==== Record extracts
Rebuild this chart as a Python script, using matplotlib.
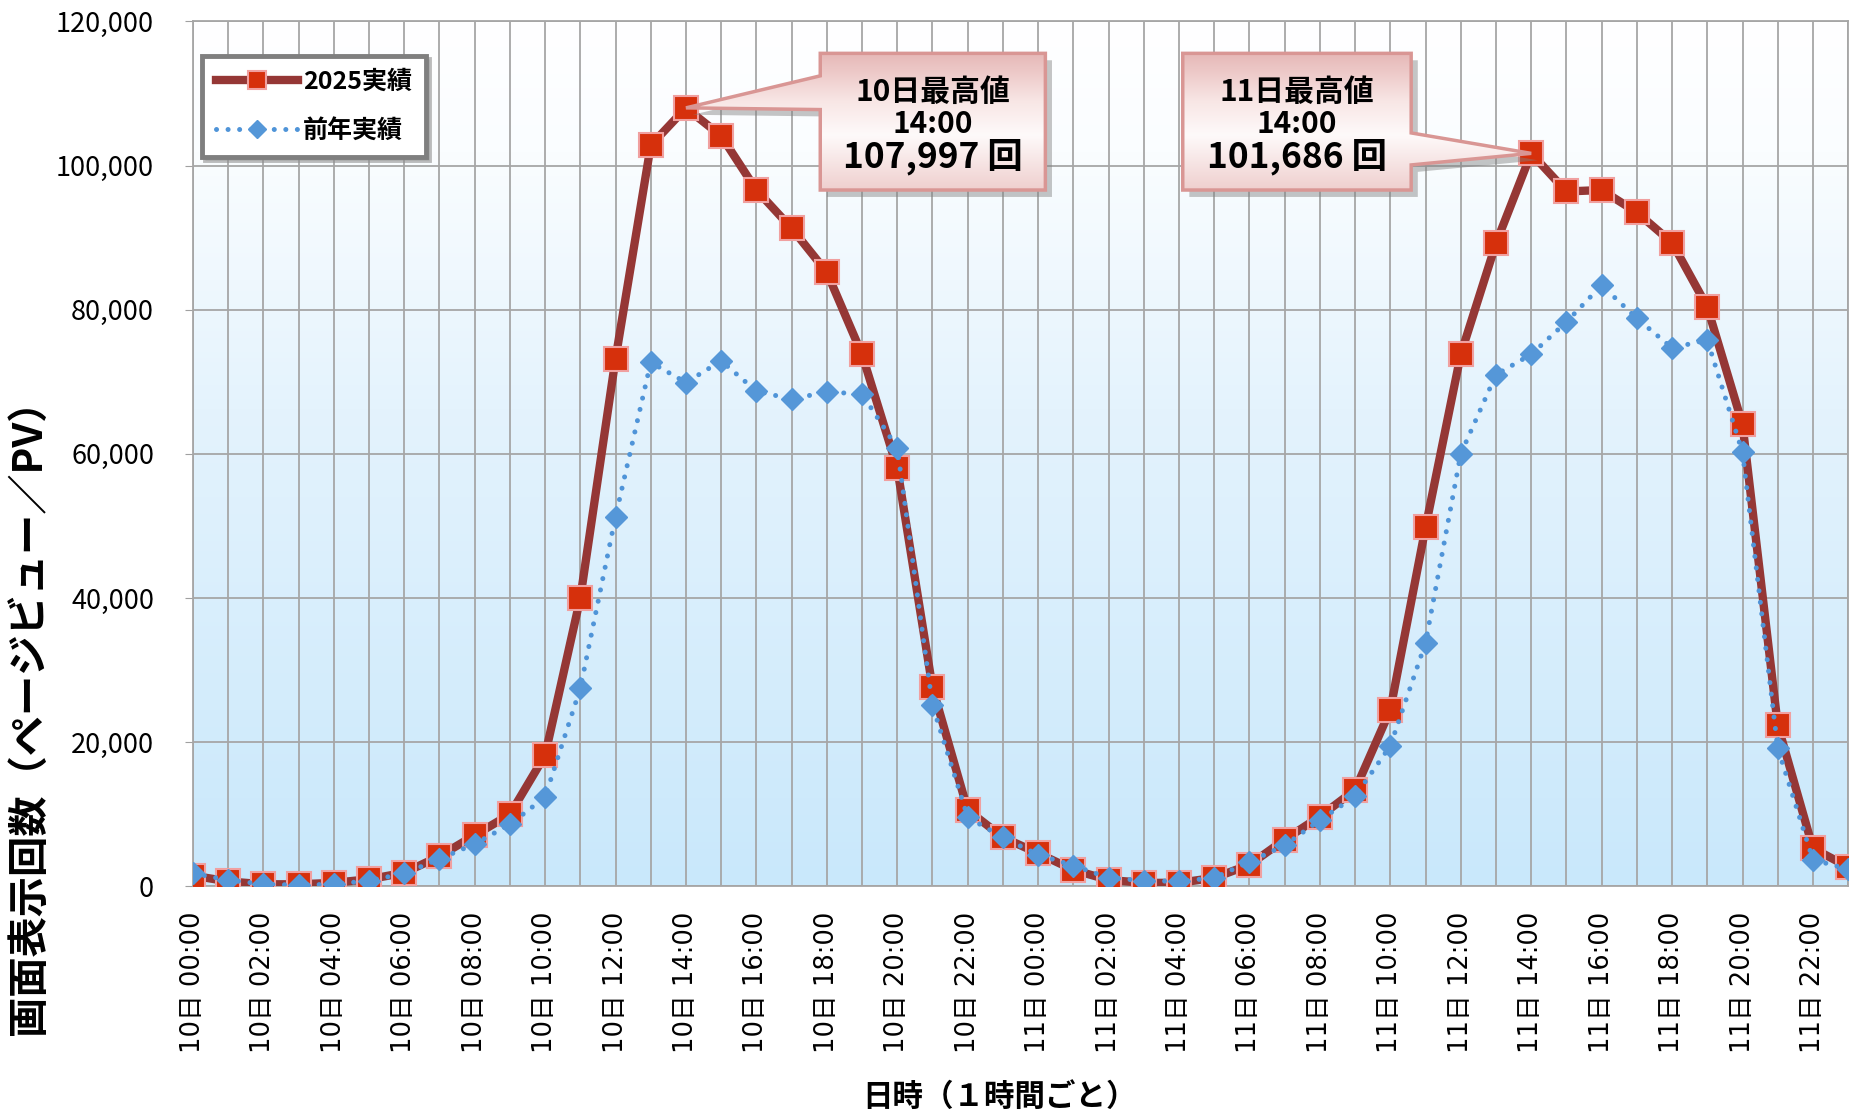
import numpy as np
import matplotlib
matplotlib.use('Agg')
import matplotlib.pyplot as plt
from matplotlib.patches import Polygon
from matplotlib.colors import LinearSegmentedColormap
from matplotlib.ticker import FuncFormatter

plt.rcParams['font.family'] = ['Noto Sans CJK JP', 'DejaVu Sans']

# data: hourly page views, 10th and 11th
days = ['10日', '11日']
hours = ['00:00', '01:00', '02:00', '03:00', '04:00', '05:00', '06:00', '07:00',
         '08:00', '09:00', '10:00', '11:00', '12:00', '13:00', '14:00', '15:00',
         '16:00', '17:00', '18:00', '19:00', '20:00', '21:00', '22:00', '23:00']
time_labels = [d + ' ' + h for d in days for h in hours]

pv_2025 = [1500, 700, 300, 300, 500, 1000, 1900, 4200, 7100, 10000, 18200, 40000,
           73200, 102800, 107997, 104100, 96600, 91300, 85200, 73800, 58000, 27600, 10600, 6800,
           4600, 2300, 900, 500, 500, 1200, 3000, 6500, 9700, 13400, 24500, 49800,
           73800, 89200, 101686, 96400, 96600, 93500, 89300, 80400, 64100, 22400, 5300, 2700]
pv_prev = [1800, 900, 300, 200, 300, 800, 1800, 3800, 5900, 8600, 12400, 27500,
           51300, 72700, 69900, 72900, 68700, 67600, 68600, 68300, 60800, 25100, 9600, 6800,
           4400, 2900, 1200, 800, 700, 1200, 3400, 5700, 9200, 12500, 19500, 33800,
           60000, 71000, 73800, 78300, 83400, 78800, 74700, 75800, 60200, 19200, 3700, 2400]

series_names = ['2025実績', '前年実績']
y_label = '画面表示回数（ページビュー／PV）'
x_label = '日時（１時間ごと）'

fig = plt.figure(figsize=(18.64, 11.17), dpi=100)
ax = fig.add_axes([0.1035, 0.2064, 0.888, 0.7745])

x = np.arange(len(pv_2025))
ax.set_xlim(0, len(x) - 1)
ax.set_ylim(0, 120000)

# plot area background gradient (white top -> light blue bottom)
bg = LinearSegmentedColormap.from_list('bg', [(0, '#c9e8fb'), (0.55, '#e4f3fd'),
                                              (0.85, '#fafdff'), (1, '#ffffff')])
grad = np.linspace(0, 1, 256).reshape(-1, 1)
ax.imshow(grad, cmap=bg, extent=[0, 1, 0, 1], transform=ax.transAxes,
          aspect='auto', origin='lower', zorder=0)

# grid
ax.set_xticks(x[::2])
ax.set_xticks(x[1::2], minor=True)
ax.set_xticklabels(time_labels[::2], rotation=90, family=['DejaVu Sans', 'Noto Sans CJK JP'],
                   fontsize=18.5)
ax.set_yticks(np.arange(0, 120001, 20000))
ax.yaxis.set_major_formatter(FuncFormatter(lambda v, p: f'{int(v):,}'))
ax.tick_params(axis='y', labelsize=19.5, length=6, pad=22, color='#a0a0a0')
ax.tick_params(axis='x', which='both', length=0, pad=18)
ax.grid(True, which='both', axis='x', color='#a6a6a6', lw=1.3, zorder=1)
ax.grid(True, which='major', axis='y', color='#a6a6a6', lw=1.3, zorder=1)
ax.set_axisbelow(True)
for s in ax.spines.values():
    s.set_color('#a6a6a6')
    s.set_linewidth(1.3)

ax.plot(x, pv_2025, color='#953735', lw=6, marker='s', ms=17,
        mfc='#d6300c', mec='#f0a0a0', mew=1.5, label=series_names[0], zorder=3)
ax.plot(x, pv_prev, color='#4f94d8', lw=3.6, linestyle=(0, (0.01, 2.3)),
        dash_capstyle='round', marker='D', ms=11, mfc='#5597d8', mec='#5597d8',
        label=series_names[1], zorder=4)

leg = ax.legend(loc='upper left', bbox_to_anchor=(-0.002, 0.974), frameon=True,
                fancybox=False, shadow={'color': '#909090', 'alpha': 0.6},
                edgecolor='#7f7f7f', framealpha=1, prop=dict(weight='bold', size=18),
                handlelength=3.3, handletextpad=0.2, borderpad=0.55, labelspacing=1.0,
                markerscale=0.8, numpoints=1)
leg.get_frame().set_linewidth(3.5)
leg.set_zorder(8)

# callouts for peaks
pink = LinearSegmentedColormap.from_list('pink', [(0, '#efcfce'), (0.4, '#fefafa'),
                                                  (0.65, '#f8e6e5'), (1, '#e6b7b6')])


def callout(idx, box, base, side, lines):
    L, B, R, T = box
    tip = ax.transAxes.inverted().transform(ax.transData.transform((x[idx], pv_2025[idx])))
    tip = tuple(tip)
    if side == 'left':
        verts = [(L, T), (L, base[1]), tip, (L, base[0]), (L, B), (R, B), (R, T)]
    else:
        verts = [(L, T), (L, B), (R, B), (R, base[0]), tip, (R, base[1]), (R, T)]
    shadow = Polygon([(vx + 0.004, vy - 0.008) for vx, vy in verts], closed=True,
                     transform=ax.transAxes, facecolor='#808080', alpha=0.45,
                     edgecolor='none', zorder=5)
    ax.add_patch(shadow)
    poly = Polygon(verts, closed=True, transform=ax.transAxes, facecolor='none',
                   edgecolor='#d99694', lw=2.5, zorder=7)
    ax.add_patch(poly)
    img = ax.imshow(grad, cmap=pink, extent=[min(L, tip[0]), max(R, tip[0]), B, T],
                    transform=ax.transAxes, aspect='auto', origin='lower', zorder=6)
    img.set_clip_path(poly)
    cx = (L + R) / 2
    ax.text(cx, 0.918, lines[0], transform=ax.transAxes, ha='center', va='center',
            fontsize=21.5, weight='bold', zorder=8)
    ax.text(cx, 0.881, lines[1], transform=ax.transAxes, ha='center', va='center',
            fontsize=21.5, weight='bold', zorder=8)
    ax.text(cx, 0.843, lines[2], transform=ax.transAxes, ha='center', va='center',
            fontsize=25.5, weight='bold', zorder=8)


peak10 = int(np.argmax(pv_2025[:24]))
peak11 = 24 + int(np.argmax(pv_2025[24:]))
callout(peak10, (0.379, 0.805, 0.515, 0.963), (0.898, 0.937), 'left',
        ['10日最高値', hours[peak10], f'{pv_2025[peak10]:,} 回'])
callout(peak11, (0.598, 0.805, 0.736, 0.963), (0.834, 0.871), 'right',
        ['11日最高値', hours[peak11 - 24], f'{pv_2025[peak11]:,} 回'])

fig.text(0.016, 0.367, y_label, rotation=90, ha='center', va='center',
         fontsize=29, weight='bold')
fig.text(0.536, 0.018, x_label, ha='center', va='center', fontsize=22, weight='bold')

fig.savefig('out.png', dpi=100)
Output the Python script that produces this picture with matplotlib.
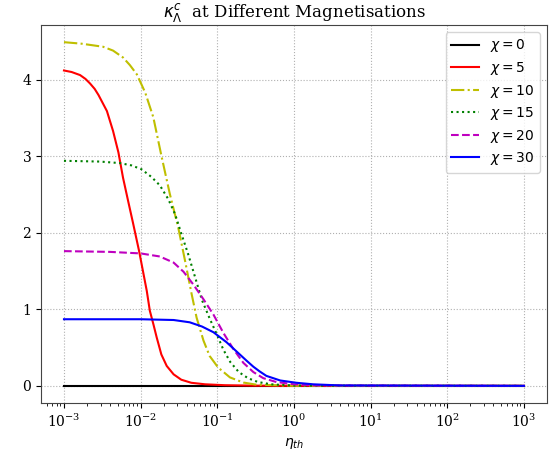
import numpy as np
import matplotlib
matplotlib.use("Agg")
import matplotlib.pyplot as plt
from matplotlib.ticker import NullFormatter

# kappa^c_Lambda vs eta_th for several magnetisations
chi_values = [0, 5, 10, 15, 20, 30]

log_eta_0 = [-3.0, 3.0]
kappa_0 = [0.0, 0.0]

log_eta_5 = [-3.0, -2.9, -2.79, -2.72, -2.66, -2.60, -2.55, -2.44, -2.36, -2.29, -2.23,
             -2.16, -2.10, -2.02, -1.92, -1.88, -1.835, -1.79, -1.73, -1.66, -1.57,
             -1.47, -1.34, -1.16, -0.9, -0.5, 0.0, 3.0]
kappa_5 = [4.12, 4.10, 4.06, 4.01, 3.95, 3.88, 3.80, 3.59, 3.33, 3.05, 2.72,
           2.40, 2.13, 1.76, 1.24, 0.98, 0.81, 0.63, 0.41, 0.26, 0.15,
           0.08, 0.04, 0.02, 0.008, 0.002, 0.0, 0.0]

log_eta_10 = [-3.0, -2.77, -2.49, -2.36, -2.23, -2.14, -2.05, -1.99, -1.94, -1.835,
              -1.73, -1.62, -1.51, -1.42, -1.335, -1.27, -1.18, -1.10, -0.99,
              -0.835, -0.66, -0.49, 0.0, 3.0]
kappa_10 = [4.49, 4.47, 4.43, 4.38, 4.29, 4.19, 4.07, 3.94, 3.83, 3.51,
            3.01, 2.51, 2.07, 1.63, 1.20, 0.89, 0.59, 0.39, 0.24,
            0.11, 0.043, 0.015, 0.001, 0.0]

log_eta_15 = [-3.0, -2.53, -2.27, -2.12, -1.99, -1.86, -1.75, -1.64, -1.55, -1.47,
              -1.38, -1.29, -1.20, -1.10, -1.01, -0.92, -0.83, -0.72, -0.60,
              -0.47, -0.3, 0.0, 3.0]
kappa_15 = [2.94, 2.93, 2.91, 2.88, 2.83, 2.73, 2.62, 2.44, 2.24, 1.99,
            1.72, 1.42, 1.12, 0.88, 0.68, 0.47, 0.31, 0.18, 0.10,
            0.05, 0.02, 0.003, 0.0]

log_eta_20 = [-3.0, -2.4, -2.0, -1.75, -1.57, -1.44, -1.31, -1.18, -1.05, -0.92,
              -0.79, -0.66, -0.53, -0.40, -0.23, 0.0, 0.3, 3.0]
kappa_20 = [1.76, 1.75, 1.73, 1.69, 1.61, 1.49, 1.32, 1.13, 0.93, 0.69,
            0.48, 0.30, 0.18, 0.10, 0.05, 0.02, 0.005, 0.0]

log_eta_30 = [-3.0, -2.0, -1.57, -1.36, -1.20, -1.05, -0.88, -0.75, -0.62, -0.53,
              -0.45, -0.36, -0.18, 0.03, 0.25, 0.6, 3.0]
kappa_30 = [0.87, 0.87, 0.86, 0.83, 0.775, 0.70, 0.57, 0.45, 0.33, 0.25,
            0.19, 0.13, 0.07, 0.04, 0.02, 0.005, 0.0]

series = [
    (log_eta_0, kappa_0, 'k', '-'),
    (log_eta_5, kappa_5, 'r', '-'),
    (log_eta_10, kappa_10, 'y', '-.'),
    (log_eta_15, kappa_15, 'g', ':'),
    (log_eta_20, kappa_20, 'm', '--'),
    (log_eta_30, kappa_30, 'b', '-'),
]

plt.rcParams['font.family'] = 'serif'

fig = plt.figure(figsize=(5.59, 4.51), dpi=100)
ax = fig.add_axes([0.0733, 0.1064, 0.9052, 0.8382])

for chi, (le, k, c, ls) in zip(chi_values, series):
    ax.plot(np.power(10.0, le), k, color=c, linestyle=ls, linewidth=1.5,
            label=r'$\chi = %d$' % chi)

ax.set_xscale('log')
ax.xaxis.set_minor_formatter(NullFormatter())
ax.set_yticks([0, 1, 2, 3, 4])
ax.grid(True, linestyle=':', color='#b0b0b0', linewidth=0.8)
ax.set_xlabel(r'$\eta_{th}$')
ax.set_title(r'$\kappa^c_\Lambda$  at Different Magnetisations', fontsize=12)
ax.legend(loc='upper right', labelspacing=0.4)
for s in ax.spines.values():
    s.set_color('#444444')

fig.savefig('out.png', dpi=100)
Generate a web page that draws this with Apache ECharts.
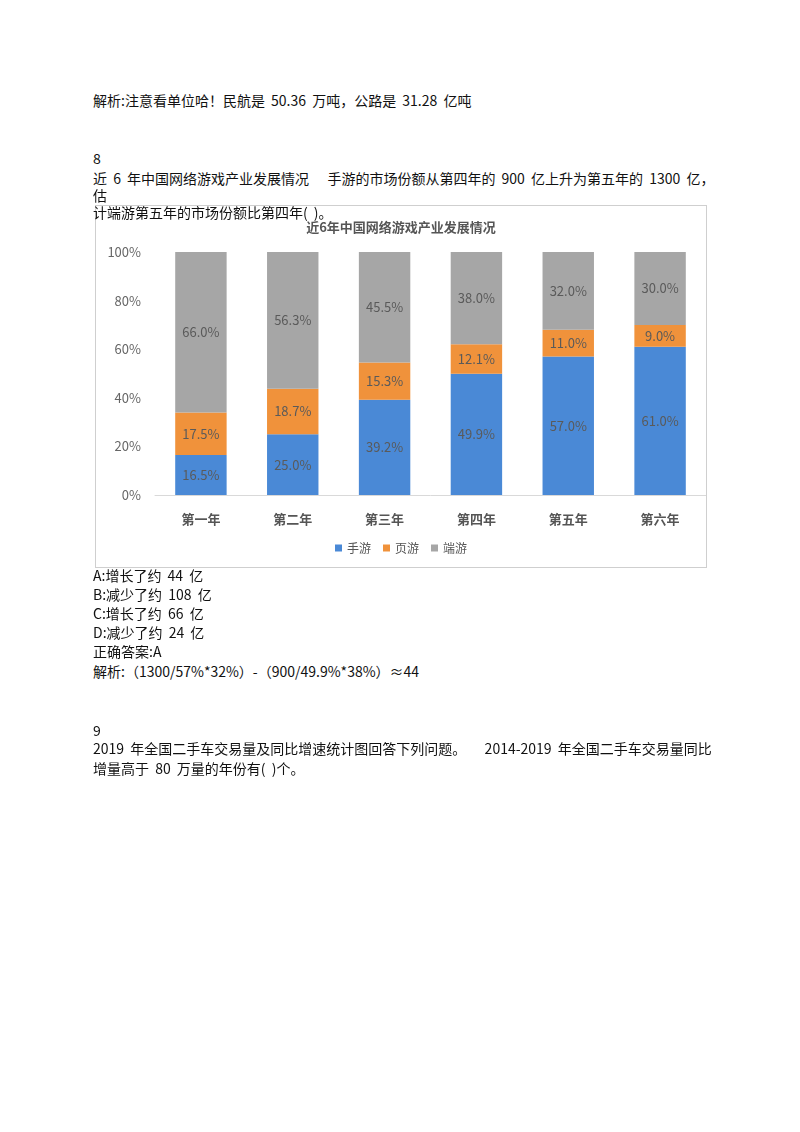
<!DOCTYPE html>
<html>
<head>
<meta charset="utf-8">
<title>近6年中国网络游戏产业发展情况</title>
<script src="https://cdn.jsdelivr.net/npm/echarts@6/dist/echarts.min.js"></script>
<style>
  body { margin:0; background:#fff; font-family:"Noto Sans CJK SC","Noto Sans",sans-serif; font-size:14px; color:#111; }
  .t { position:absolute; left:93px; white-space:nowrap; line-height:16px; z-index:2; word-spacing:3px; }
  #main { position:absolute; left:95px; top:205px; width:610px; height:361px; border:1px solid #cfcfcf; z-index:1; }
</style>
</head>
<body>
<div class="t" style="top:92px">解析:注意看单位哈！民航是 50.36 万吨，公路是 31.28 亿吨</div>
<div class="t" style="top:150px">8</div>
<div class="t" style="top:170px">近 6 年中国网络游戏产业发展情况&nbsp;&nbsp; 手游的市场份额从第四年的 900 亿上升为第五年的 1300 亿，</div>
<div class="t" style="top:187px">估</div>
<div class="t" style="top:204px">计端游第五年的市场份额比第四年(&nbsp;)。</div>
<div id="main"></div>
<div class="t" style="top:567px">A:增长了约 44 亿</div>
<div class="t" style="top:586px">B:减少了约 108 亿</div>
<div class="t" style="top:605px">C:增长了约 66 亿</div>
<div class="t" style="top:624px">D:减少了约 24 亿</div>
<div class="t" style="top:643px">正确答案:A</div>
<div class="t" style="top:663px">解析:（1300/57%*32%）-（900/49.9%*38%）≈44</div>
<div class="t" style="top:722px">9</div>
<div class="t" style="top:740px">2019 年全国二手车交易量及同比增速统计图回答下列问题。&nbsp;&nbsp; 2014-2019 年全国二手车交易量同比</div>
<div class="t" style="top:760px">增量高于 80 万量的年份有(&nbsp;)个。</div>
<script>
var years = ['第一年', '第二年', '第三年', '第四年', '第五年', '第六年'];
var mobile = [16.5, 25.0, 39.2, 49.9, 57.0, 61.0];
var web = [17.5, 18.7, 15.3, 12.1, 11.0, 9.0];
var client = [66.0, 56.3, 45.5, 38.0, 32.0, 30.0];

var chart = echarts.init(document.getElementById('main'));
function s(name, data, color) {
  return {
    name: name, type: 'bar', stack: 'a', data: data, barWidth: '56%',
    itemStyle: { color: color },
    label: { show: true, color: '#5a5a5a', fontSize: 13, formatter: function (p) { return p.value.toFixed(1) + '%'; } }
  };
}
chart.setOption({
  animation: false,
  textStyle: { fontFamily: 'Noto Sans CJK SC' },
  title: { text: '近6年中国网络游戏产业发展情况', left: 'center', top: 10,
    textStyle: { fontSize: 13, fontWeight: 'bold', color: '#555' } },
  grid: { left: 59, top: 46, right: 0, height: 243 },
  legend: { bottom: 8, itemWidth: 7, itemHeight: 7, itemGap: 12, icon: 'rect',
    textStyle: { fontSize: 12, color: '#555' } },
  xAxis: { type: 'category', data: years,
    axisLine: { lineStyle: { color: '#d9d9d9' } }, axisTick: { show: false },
    axisLabel: { fontSize: 13, color: '#555', margin: 18, fontWeight: 'bold' } },
  yAxis: { type: 'value', min: 0, max: 100, interval: 20,
    splitLine: { show: false },
    axisLabel: { fontSize: 13, color: '#666', margin: 14, formatter: '{value}%' } },
  series: [s('手游', mobile, '#4a89d6'), s('页游', web, '#f0923b'), s('端游', client, '#a6a6a6')]
});
</script>
</body>
</html>
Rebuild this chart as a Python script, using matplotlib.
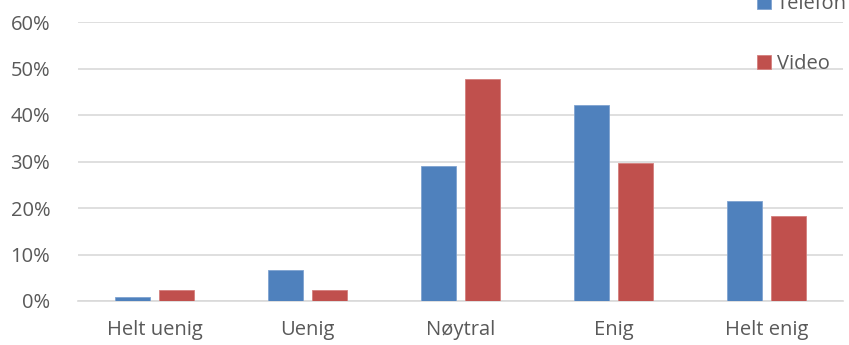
import numpy as np
import matplotlib
matplotlib.use('Agg')
from matplotlib import pyplot as plt
from matplotlib.ticker import PercentFormatter

# Data.
categories = ['Helt uenig', 'Uenig', 'Nøytral', 'Enig', 'Helt enig']
telefon = [0.009, 0.066, 0.290, 0.421, 0.215]
video = [0.024, 0.024, 0.477, 0.296, 0.183]
series_names = ['Telefon', 'Video']

BLUE = '#4F81BD'
RED = '#C0504D'
TEXT = '#595959'
GRID = '#D9D9D9'
FS = 14.5

plt.rcParams['font.family'] = ['Open Sans', 'DejaVu Sans']

fig = plt.figure(figsize=(8.49, 3.45), dpi=100)
ax = fig.add_axes([78 / 849, 44 / 345, 765 / 849, 279 / 345])

x = np.arange(len(categories))
width = 0.225
gap = 0.06
b1 = ax.bar(x - (width + gap) / 2, telefon, width, color=BLUE,
            edgecolor='#7FA3D0', linewidth=0.6, label=series_names[0], zorder=3)
b2 = ax.bar(x + (width + gap) / 2, video, width, color=RED,
            edgecolor='#D47F7D', linewidth=0.6, label=series_names[1], zorder=3)

ax.set_xlim(-0.5, len(categories) - 0.5)
ax.set_ylim(0, 0.6)
ax.set_yticks(np.arange(0, 0.61, 0.1))
ax.yaxis.set_major_formatter(PercentFormatter(1.0, decimals=0))
ax.set_xticks(x)
ax.set_xticklabels(categories)

ax.grid(axis='y', color=GRID, linewidth=1.2, zorder=0)
for s in ['top', 'right', 'left']:
    ax.spines[s].set_visible(False)
ax.spines['bottom'].set_color(GRID)
ax.spines['bottom'].set_linewidth(1.2)
ax.tick_params(axis='both', length=0, colors=TEXT, labelsize=FS)
ax.tick_params(axis='y', pad=20)
ax.tick_params(axis='x', pad=14)

# Legend sits partly above the figure edge, as in the original.
fig.legend(handles=[b1, b2], loc='upper left',
           bbox_to_anchor=(747 / 849, (345 + 16) / 345),
           frameon=False, fontsize=FS, labelcolor=TEXT,
           handlelength=0.7, handleheight=0.7, handletextpad=0.3,
           labelspacing=2.0, borderpad=0)

fig.savefig('out.png', dpi=100)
========
Leave the pictures out and reproduce exactly the lines from the top of the listing above through the line with "ax.set_ylim(0, 120000)".

Rebuild this chart as a Python script, using matplotlib.
import numpy as np
import matplotlib
matplotlib.use('Agg')
import matplotlib.pyplot as plt
from matplotlib.patches import Polygon
from matplotlib.colors import LinearSegmentedColormap
from matplotlib.ticker import FuncFormatter

plt.rcParams['font.family'] = ['Noto Sans CJK JP', 'DejaVu Sans']

# data: hourly page views, 10th and 11th
days = ['10日', '11日']
hours = ['00:00', '01:00', '02:00', '03:00', '04:00', '05:00', '06:00', '07:00',
         '08:00', '09:00', '10:00', '11:00', '12:00', '13:00', '14:00', '15:00',
         '16:00', '17:00', '18:00', '19:00', '20:00', '21:00', '22:00', '23:00']
time_labels = [d + ' ' + h for d in days for h in hours]

pv_2025 = [1500, 700, 300, 300, 500, 1000, 1900, 4200, 7100, 10000, 18200, 40000,
           73200, 102800, 107997, 104100, 96600, 91300, 85200, 73800, 58000, 27600, 10600, 6800,
           4600, 2300, 900, 500, 500, 1200, 3000, 6500, 9700, 13400, 24500, 49800,
           73800, 89200, 101686, 96400, 96600, 93500, 89300, 80400, 64100, 22400, 5300, 2700]
pv_prev = [1800, 900, 300, 200, 300, 800, 1800, 3800, 5900, 8600, 12400, 27500,
           51300, 72700, 69900, 72900, 68700, 67600, 68600, 68300, 60800, 25100, 9600, 6800,
           4400, 2900, 1200, 800, 700, 1200, 3400, 5700, 9200, 12500, 19500, 33800,
           60000, 71000, 73800, 78300, 83400, 78800, 74700, 75800, 60200, 19200, 3700, 2400]

series_names = ['2025実績', '前年実績']
y_label = '画面表示回数（ページビュー／PV）'
x_label = '日時（１時間ごと）'

fig = plt.figure(figsize=(18.64, 11.17), dpi=100)
ax = fig.add_axes([0.1035, 0.2064, 0.888, 0.7745])

x = np.arange(len(pv_2025))
ax.set_xlim(0, len(x) - 1)
ax.set_ylim(0, 120000)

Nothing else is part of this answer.